> **AIM OF THE TASK**:
Please retype the data in full and exactly; the pictures are not part of the copy.

+ + + + +

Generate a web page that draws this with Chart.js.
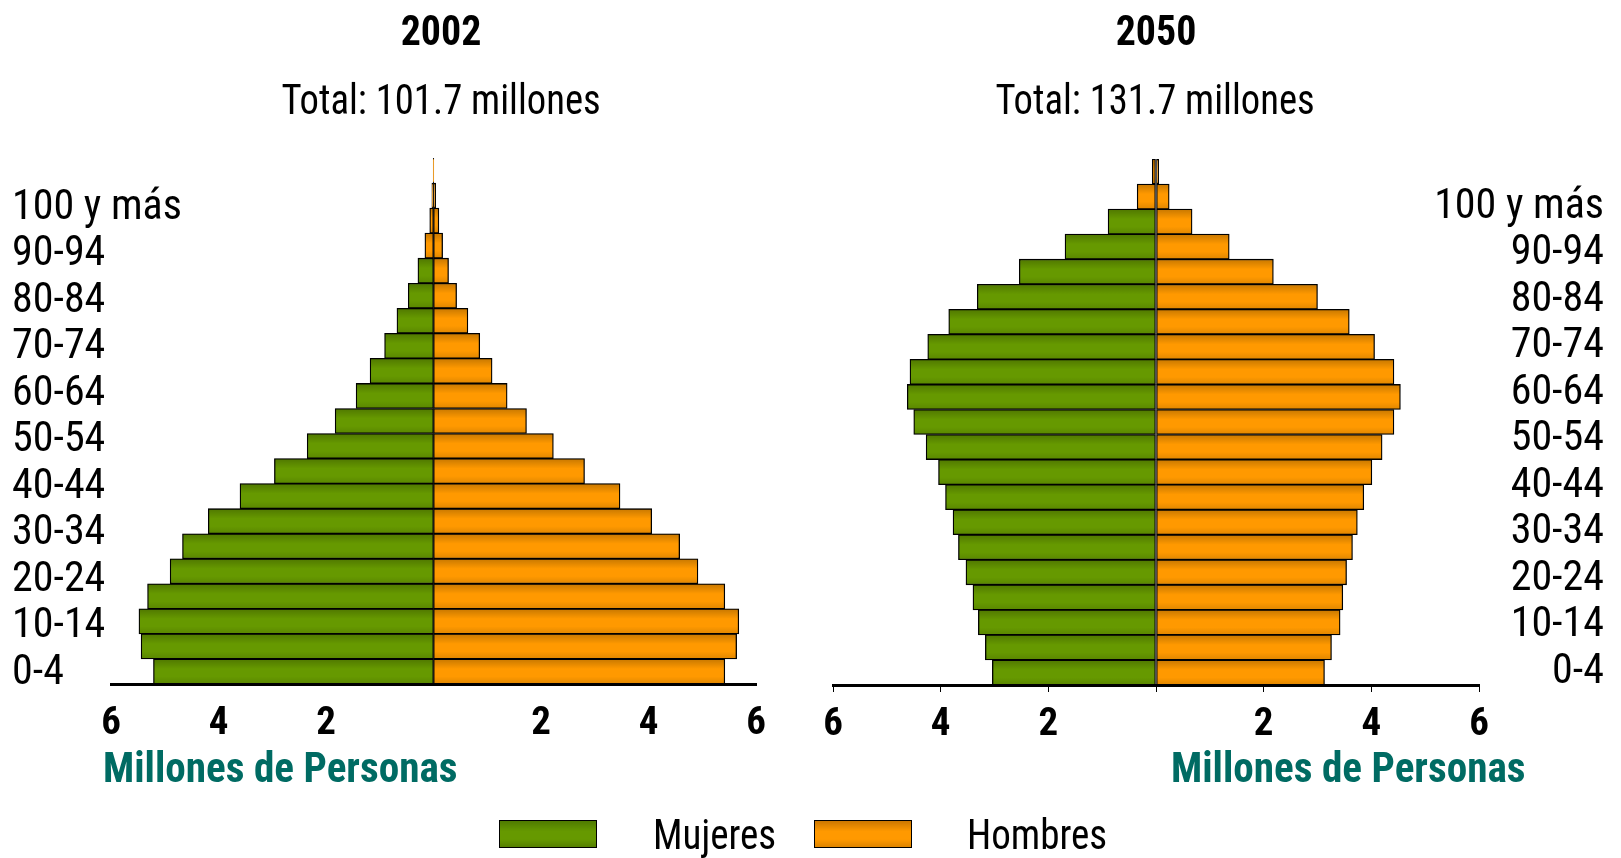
<!DOCTYPE html>
<html lang="es">
<head>
<meta charset="utf-8">
<title>Pirámides de población 2002 y 2050</title>
<script src="https://cdn.jsdelivr.net/npm/chart.js@4.4.1/dist/chart.umd.min.js"></script>
<style>
  body { margin: 0; background: #fff; }
  #page { position: relative; width: 1621px; height: 858px; overflow: hidden;
          font-family: 'Roboto Condensed', 'Open Sans Condensed', sans-serif; }
  canvas { position: absolute; top: 0; }
  .txt { position: absolute; white-space: nowrap; line-height: 48px; height: 48px; color: #000; }
  .title { font-size: 42px; font-weight: bold; text-align: center; width: 400px; transform: scaleX(0.95); }
  .sub { font-size: 42px; text-align: center; width: 500px; transform: scaleX(0.92); }
  .axisTitle { font-size: 42px; font-weight: bold; color: #006b63; transform: scaleX(0.98); transform-origin: left; }
  .legBox { position: absolute; width: 96px; height: 26px; border: 1px solid #000; }
  .legTxt { font-size: 42px; transform: scaleX(0.93); transform-origin: left; }
</style>
</head>
<body>
<div id="page">
  <canvas id="pyr2002" width="800" height="858" style="left:0"></canvas>
  <canvas id="pyr2050" width="811" height="858" style="left:810px"></canvas>

  <div class="txt title" style="left:241px; top:7px">2002</div>
  <div class="txt sub" style="left:191px; top:76px">Total: 101.7 millones</div>
  <div class="txt title" style="left:956px; top:7px">2050</div>
  <div class="txt sub" style="left:905px; top:76px">Total: 131.7 millones</div>

  <div class="txt axisTitle" style="left:103px; top:744px">Millones de Personas</div>
  <div class="txt axisTitle" style="left:1171px; top:744px">Millones de Personas</div>

  <div class="legBox" style="left:499px; top:820px; background:linear-gradient(#4f7a00,#669900 40%,#669900 70%,#557f00)"></div>
  <div class="txt legTxt" style="left:653px; top:811px">Mujeres</div>
  <div class="legBox" style="left:814px; top:820px; background:linear-gradient(#cc7700,#ff9900 40%,#ff9900 70%,#dd8400)"></div>
  <div class="txt legTxt" style="left:967px; top:811px">Hombres</div>
</div>

<script>
// age groups, youngest first
const ageGroups = ['0-4', '5-9', '10-14', '15-19', '20-24', '25-29', '30-34', '35-39', '40-44',
  '45-49', '50-54', '55-59', '60-64', '65-69', '70-74', '75-79', '80-84', '85-89', '90-94',
  '95-99', '100 y más'];
// labels shown beside each pyramid
const ageLabels = ['0-4', '10-14', '20-24', '30-34', '40-44', '50-54', '60-64', '70-74',
  '80-84', '90-94', '100 y más'];
const xTicks = [-6, -4, -2, 0, 2, 4, 6];

// millions of people
const mujeres2002 = [5.21, 5.44, 5.48, 5.32, 4.90, 4.67, 4.19, 3.60, 2.96, 2.35, 1.83, 1.44,
  1.18, 0.91, 0.68, 0.47, 0.29, 0.16, 0.07, 0.03, 0.005];
const hombres2002 = [5.42, 5.64, 5.68, 5.42, 4.92, 4.58, 4.06, 3.47, 2.81, 2.23, 1.73, 1.37,
  1.09, 0.86, 0.64, 0.43, 0.28, 0.17, 0.10, 0.04, 0.005];
const mujeres2050 = [3.04, 3.17, 3.30, 3.40, 3.53, 3.67, 3.77, 3.91, 4.04, 4.27, 4.50, 4.62,
  4.57, 4.24, 3.85, 3.32, 2.54, 1.69, 0.89, 0.35, 0.07];
const hombres2050 = [3.13, 3.26, 3.42, 3.47, 3.54, 3.65, 3.74, 3.86, 4.01, 4.20, 4.42, 4.54,
  4.42, 4.06, 3.59, 3.00, 2.18, 1.36, 0.67, 0.245, 0.05];

const GREEN = '#669900';
const ORANGE = '#ff9900';
const FONT = "'Roboto Condensed', 'Open Sans Condensed', sans-serif";

// darker bands at top and bottom of each bar, like the original's shading
const barShading = {
  id: 'barShading',
  afterDatasetsDraw(chart) {
    const ctx = chart.ctx;
    chart.data.datasets.forEach((ds, i) => {
      chart.getDatasetMeta(i).data.forEach(bar => {
        const p = bar.getProps(['x', 'y', 'base', 'height'], true);
        const w = Math.abs(p.x - p.base);
        if (w < 1) return;
        const top = p.y - p.height / 2;
        const g = ctx.createLinearGradient(0, top, 0, top + p.height);
        g.addColorStop(0, 'rgba(0,0,0,0.22)');
        g.addColorStop(0.4, 'rgba(0,0,0,0)');
        g.addColorStop(0.7, 'rgba(0,0,0,0)');
        g.addColorStop(1, 'rgba(0,0,0,0.12)');
        ctx.save();
        ctx.fillStyle = g;
        ctx.fillRect(Math.min(p.x, p.base), top, w, p.height);
        ctx.restore();
      });
    });
  }
};

function makePyramid(id, mujeres, hombres, cfg) {
  new Chart(document.getElementById(id), {
    type: 'bar',
    data: {
      labels: ageGroups,
      datasets: [{
        label: 'Mujeres',
        data: mujeres.map(v => -v),
        // the oldest groups are drawn orange on both sides in the original
        backgroundColor: ctx => ctx.dataIndex >= cfg.orangeFrom ? ORANGE : GREEN
      }, {
        label: 'Hombres',
        data: hombres,
        backgroundColor: ORANGE
      }]
    },
    options: {
      indexAxis: 'y',
      responsive: false,
      animation: false,
      layout: { padding: cfg.padding },
      datasets: {
        bar: {
          categoryPercentage: 1,
          barPercentage: 1,
          borderColor: '#000',
          borderWidth: 1.3,
          borderSkipped: false
        }
      },
      plugins: { legend: { display: false }, tooltip: { enabled: false } },
      scales: {
        x: {
          type: 'linear',
          stacked: true,
          min: -6,
          max: 6,
          afterBuildTicks: s => { s.ticks = xTicks.map(v => ({ value: v })); },
          afterFit: s => { s.height = 60; },
          grid: {
            display: cfg.tickMarks,
            drawOnChartArea: false,
            drawTicks: cfg.tickMarks,
            tickLength: 7,
            color: '#000'
          },
          border: { display: true, color: '#000', width: 3 },
          ticks: {
            autoSkip: false,
            maxRotation: 0,
            padding: cfg.xPad,
            color: '#000',
            font: { family: FONT, size: 39, weight: 'bold' },
            callback: v => v === 0 ? '' : Math.abs(v)
          }
        },
        y: {
          type: 'category',
          stacked: true,
          reverse: true,
          display: false
        },
        // age labels: a zero-width mirrored axis so long labels are not clipped
        yLab: {
          type: 'linear',
          position: cfg.labelSide,
          offset: false,
          min: cfg.labMin,
          max: cfg.labMax,
          afterBuildTicks: s => { s.ticks = ageLabels.map((l, i) => ({ value: i })); },
          afterFit: s => { s.width = 0; },
          grid: { display: false, drawTicks: false, offset: false },
          border: { display: false },
          ticks: {
            autoSkip: false,
            mirror: true,
            crossAlign: 'near',
            padding: cfg.labelShift,
            color: '#000',
            font: { family: FONT, size: 42, lineHeight: 1 },
            callback: v => ageLabels[v]
          }
        }
      }
    },
    plugins: [barShading]
  });
}

makePyramid('pyr2002', mujeres2002, hombres2002, {
  orangeFrom: 17,
  padding: { left: 111, right: 44, top: 158, bottom: 114 },
  labelSide: 'left',
  labelShift: -99,
  labMin: -0.233,
  labMax: 11.08,
  tickMarks: false,
  xPad: 17
});

makePyramid('pyr2050', mujeres2050, hombres2050, {
  orangeFrom: 19,
  padding: { left: 23, right: 142, top: 159, bottom: 113 },
  labelSide: 'right',
  labelShift: 125,
  labMin: -0.27,
  labMax: 11.04,
  tickMarks: true,
  xPad: 10
});
</script>
</body>
</html>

+ + + + +

> **FULL ANSWER**:
Generate a web page that draws this with Chart.js.
<!DOCTYPE html>
<html lang="es">
<head>
<meta charset="utf-8">
<title>Pirámides de población 2002 y 2050</title>
<script src="https://cdn.jsdelivr.net/npm/chart.js@4.4.1/dist/chart.umd.min.js"></script>
<style>
  body { margin: 0; background: #fff; }
  #page { position: relative; width: 1621px; height: 858px; overflow: hidden;
          font-family: 'Roboto Condensed', 'Open Sans Condensed', sans-serif; }
  canvas { position: absolute; top: 0; }
  .txt { position: absolute; white-space: nowrap; line-height: 48px; height: 48px; color: #000; }
  .title { font-size: 42px; font-weight: bold; text-align: center; width: 400px; transform: scaleX(0.95); }
  .sub { font-size: 42px; text-align: center; width: 500px; transform: scaleX(0.92); }
  .axisTitle { font-size: 42px; font-weight: bold; color: #006b63; transform: scaleX(0.98); transform-origin: left; }
  .legBox { position: absolute; width: 96px; height: 26px; border: 1px solid #000; }
  .legTxt { font-size: 42px; transform: scaleX(0.93); transform-origin: left; }
</style>
</head>
<body>
<div id="page">
  <canvas id="pyr2002" width="800" height="858" style="left:0"></canvas>
  <canvas id="pyr2050" width="811" height="858" style="left:810px"></canvas>

  <div class="txt title" style="left:241px; top:7px">2002</div>
  <div class="txt sub" style="left:191px; top:76px">Total: 101.7 millones</div>
  <div class="txt title" style="left:956px; top:7px">2050</div>
  <div class="txt sub" style="left:905px; top:76px">Total: 131.7 millones</div>

  <div class="txt axisTitle" style="left:103px; top:744px">Millones de Personas</div>
  <div class="txt axisTitle" style="left:1171px; top:744px">Millones de Personas</div>

  <div class="legBox" style="left:499px; top:820px; background:linear-gradient(#4f7a00,#669900 40%,#669900 70%,#557f00)"></div>
  <div class="txt legTxt" style="left:653px; top:811px">Mujeres</div>
  <div class="legBox" style="left:814px; top:820px; background:linear-gradient(#cc7700,#ff9900 40%,#ff9900 70%,#dd8400)"></div>
  <div class="txt legTxt" style="left:967px; top:811px">Hombres</div>
</div>

<script>
// age groups, youngest first
const ageGroups = ['0-4', '5-9', '10-14', '15-19', '20-24', '25-29', '30-34', '35-39', '40-44',
  '45-49', '50-54', '55-59', '60-64', '65-69', '70-74', '75-79', '80-84', '85-89', '90-94',
  '95-99', '100 y más'];
// labels shown beside each pyramid
const ageLabels = ['0-4', '10-14', '20-24', '30-34', '40-44', '50-54', '60-64', '70-74',
  '80-84', '90-94', '100 y más'];
const xTicks = [-6, -4, -2, 0, 2, 4, 6];

// millions of people
const mujeres2002 = [5.21, 5.44, 5.48, 5.32, 4.90, 4.67, 4.19, 3.60, 2.96, 2.35, 1.83, 1.44,
  1.18, 0.91, 0.68, 0.47, 0.29, 0.16, 0.07, 0.03, 0.005];
const hombres2002 = [5.42, 5.64, 5.68, 5.42, 4.92, 4.58, 4.06, 3.47, 2.81, 2.23, 1.73, 1.37,
  1.09, 0.86, 0.64, 0.43, 0.28, 0.17, 0.10, 0.04, 0.005];
const mujeres2050 = [3.04, 3.17, 3.30, 3.40, 3.53, 3.67, 3.77, 3.91, 4.04, 4.27, 4.50, 4.62,
  4.57, 4.24, 3.85, 3.32, 2.54, 1.69, 0.89, 0.35, 0.07];
const hombres2050 = [3.13, 3.26, 3.42, 3.47, 3.54, 3.65, 3.74, 3.86, 4.01, 4.20, 4.42, 4.54,
  4.42, 4.06, 3.59, 3.00, 2.18, 1.36, 0.67, 0.245, 0.05];

const GREEN = '#669900';
const ORANGE = '#ff9900';
const FONT = "'Roboto Condensed', 'Open Sans Condensed', sans-serif";

// darker bands at top and bottom of each bar, like the original's shading
const barShading = {
  id: 'barShading',
  afterDatasetsDraw(chart) {
    const ctx = chart.ctx;
    chart.data.datasets.forEach((ds, i) => {
      chart.getDatasetMeta(i).data.forEach(bar => {
        const p = bar.getProps(['x', 'y', 'base', 'height'], true);
        const w = Math.abs(p.x - p.base);
        if (w < 1) return;
        const top = p.y - p.height / 2;
        const g = ctx.createLinearGradient(0, top, 0, top + p.height);
        g.addColorStop(0, 'rgba(0,0,0,0.22)');
        g.addColorStop(0.4, 'rgba(0,0,0,0)');
        g.addColorStop(0.7, 'rgba(0,0,0,0)');
        g.addColorStop(1, 'rgba(0,0,0,0.12)');
        ctx.save();
        ctx.fillStyle = g;
        ctx.fillRect(Math.min(p.x, p.base), top, w, p.height);
        ctx.restore();
      });
    });
  }
};

function makePyramid(id, mujeres, hombres, cfg) {
  new Chart(document.getElementById(id), {
    type: 'bar',
    data: {
      labels: ageGroups,
      datasets: [{
        label: 'Mujeres',
        data: mujeres.map(v => -v),
        // the oldest groups are drawn orange on both sides in the original
        backgroundColor: ctx => ctx.dataIndex >= cfg.orangeFrom ? ORANGE : GREEN
      }, {
        label: 'Hombres',
        data: hombres,
        backgroundColor: ORANGE
      }]
    },
    options: {
      indexAxis: 'y',
      responsive: false,
      animation: false,
      layout: { padding: cfg.padding },
      datasets: {
        bar: {
          categoryPercentage: 1,
          barPercentage: 1,
          borderColor: '#000',
          borderWidth: 1.3,
          borderSkipped: false
        }
      },
      plugins: { legend: { display: false }, tooltip: { enabled: false } },
      scales: {
        x: {
          type: 'linear',
          stacked: true,
          min: -6,
          max: 6,
          afterBuildTicks: s => { s.ticks = xTicks.map(v => ({ value: v })); },
          afterFit: s => { s.height = 60; },
          grid: {
            display: cfg.tickMarks,
            drawOnChartArea: false,
            drawTicks: cfg.tickMarks,
            tickLength: 7,
            color: '#000'
          },
          border: { display: true, color: '#000', width: 3 },
          ticks: {
            autoSkip: false,
            maxRotation: 0,
            padding: cfg.xPad,
            color: '#000',
            font: { family: FONT, size: 39, weight: 'bold' },
            callback: v => v === 0 ? '' : Math.abs(v)
          }
        },
        y: {
          type: 'category',
          stacked: true,
          reverse: true,
          display: false
        },
        // age labels: a zero-width mirrored axis so long labels are not clipped
        yLab: {
          type: 'linear',
          position: cfg.labelSide,
          offset: false,
          min: cfg.labMin,
          max: cfg.labMax,
          afterBuildTicks: s => { s.ticks = ageLabels.map((l, i) => ({ value: i })); },
          afterFit: s => { s.width = 0; },
          grid: { display: false, drawTicks: false, offset: false },
          border: { display: false },
          ticks: {
            autoSkip: false,
            mirror: true,
            crossAlign: 'near',
            padding: cfg.labelShift,
            color: '#000',
            font: { family: FONT, size: 42, lineHeight: 1 },
            callback: v => ageLabels[v]
          }
        }
      }
    },
    plugins: [barShading]
  });
}

makePyramid('pyr2002', mujeres2002, hombres2002, {
  orangeFrom: 17,
  padding: { left: 111, right: 44, top: 158, bottom: 114 },
  labelSide: 'left',
  labelShift: -99,
  labMin: -0.233,
  labMax: 11.08,
  tickMarks: false,
  xPad: 17
});

makePyramid('pyr2050', mujeres2050, hombres2050, {
  orangeFrom: 19,
  padding: { left: 23, right: 142, top: 159, bottom: 113 },
  labelSide: 'right',
  labelShift: 125,
  labMin: -0.27,
  labMax: 11.04,
  tickMarks: true,
  xPad: 10
});
</script>
</body>
</html>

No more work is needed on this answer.